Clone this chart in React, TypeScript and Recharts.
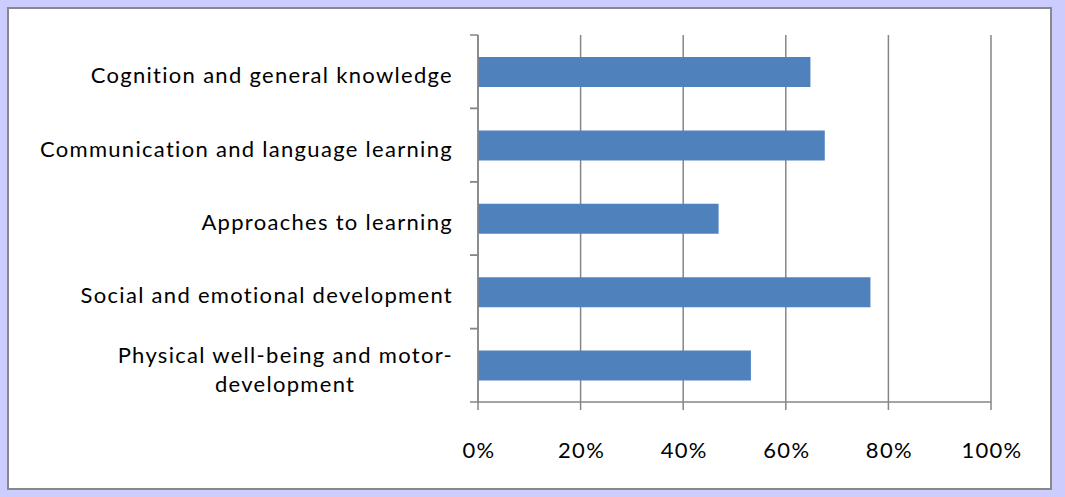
import React from 'react';
import { BarChart, Bar, XAxis, YAxis, CartesianGrid } from 'recharts';

const categories = [
  'Cognition and general knowledge',
  'Communication and language learning',
  'Approaches to learning',
  'Social and emotional development',
  'Physical well-being and motor-development',
];
const shares = [64.8, 67.6, 46.9, 76.5, 53.2];
const xTicks = [0, 20, 40, 60, 80, 100];

const data = categories.map((category, i) => ({ category, share: shares[i] }));

const W = 1065;
const H = 497;
const PLOT_LEFT = 478;
const PLOT_TOP = 35;
const PLOT_BOTTOM = 402;
const PLOT_RIGHT = 991;
const X_AXIS_H = 40;
const AXIS = '#868686';
const FONT = 'Lato, "Open Sans", sans-serif';
const FONT_SIZE = 22;
const SPACING = 1.3;

const measure = (text: string) => {
  const ctx = document.createElement('canvas').getContext('2d');
  if (!ctx) return text.length * FONT_SIZE * 0.55;
  ctx.font = `${FONT_SIZE}px Lato`;
  return ctx.measureText(text).width + text.length * SPACING;
};

const CategoryTick = (props: any) => {
  const { y, payload } = props;
  const half = payload.offset || (PLOT_BOTTOM - PLOT_TOP) / categories.length / 2;
  const right = PLOT_LEFT - 25;
  const label: string = payload.value;
  const cut = label.indexOf('motor-');
  const textProps = { fill: '#000', fontSize: FONT_SIZE, letterSpacing: SPACING, dominantBaseline: 'central' as const };
  let text;
  if (cut > 0) {
    const first = label.slice(0, cut + 6);
    const second = label.slice(cut + 6);
    const mid = right - measure(first) / 2;
    text = (
      <g>
        <text x={right} y={y - 11} textAnchor="end" {...textProps}>{first}</text>
        <text x={mid} y={y + 18} textAnchor="middle" {...textProps}>{second}</text>
      </g>
    );
  } else {
    text = (
      <text x={right} y={y + 3} textAnchor="end" {...textProps}>{label}</text>
    );
  }
  return (
    <g>
      <line x1={PLOT_LEFT - 8} x2={PLOT_LEFT} y1={y - half} y2={y - half} stroke={AXIS} strokeWidth={1.5} />
      <line x1={PLOT_LEFT - 8} x2={PLOT_LEFT} y1={y + half} y2={y + half} stroke={AXIS} strokeWidth={1.5} />
      {text}
    </g>
  );
};

const PercentTick = (props: any) => {
  const { x, payload } = props;
  return (
    <text x={x + 1} y={449} textAnchor="middle" dominantBaseline="central" fill="#000" fontSize={FONT_SIZE} letterSpacing={SPACING}>
      {`${payload.value}%`}
    </text>
  );
};

export default function App() {
  return (
    <div style={{ position: 'absolute', left: 0, top: 0, width: W, height: H, background: '#CCCCFF', fontFamily: FONT }}>
      <div
        style={{
          position: 'absolute',
          left: 7,
          top: 7,
          width: 1045,
          height: 483,
          boxSizing: 'border-box',
          background: '#fff',
          border: '2px solid #888',
        }}
      />
      <div style={{ position: 'absolute', left: 0, top: 0 }}>
        <BarChart
          width={W}
          height={H}
          data={data}
          layout="vertical"
          margin={{ top: PLOT_TOP, right: W - PLOT_RIGHT, bottom: H - PLOT_BOTTOM - X_AXIS_H, left: 0 }}
          style={{ fontFamily: FONT }}
        >
          <CartesianGrid horizontal={false} stroke={AXIS} strokeWidth={1.5} />
          <XAxis
            type="number"
            domain={[0, 100]}
            ticks={xTicks}
            height={X_AXIS_H}
            axisLine={{ stroke: AXIS, strokeWidth: 1.5 }}
            tickLine={{ stroke: AXIS, strokeWidth: 1.5 }}
            tickSize={8}
            tick={<PercentTick />}
            interval={0}
          />
          <YAxis
            type="category"
            dataKey="category"
            width={PLOT_LEFT}
            axisLine={{ stroke: AXIS, strokeWidth: 1.5 }}
            tickLine={false}
            tick={<CategoryTick />}
            interval={0}
          />
          <Bar dataKey="share" fill="#4F81BD" barSize={30} isAnimationActive={false} />
        </BarChart>
      </div>
    </div>
  );
}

**OBJECTIVE**
Extract all lines from the material above that include the word "React".

**REPLY**
Clone this chart in React, TypeScript and Recharts.
import React from 'react';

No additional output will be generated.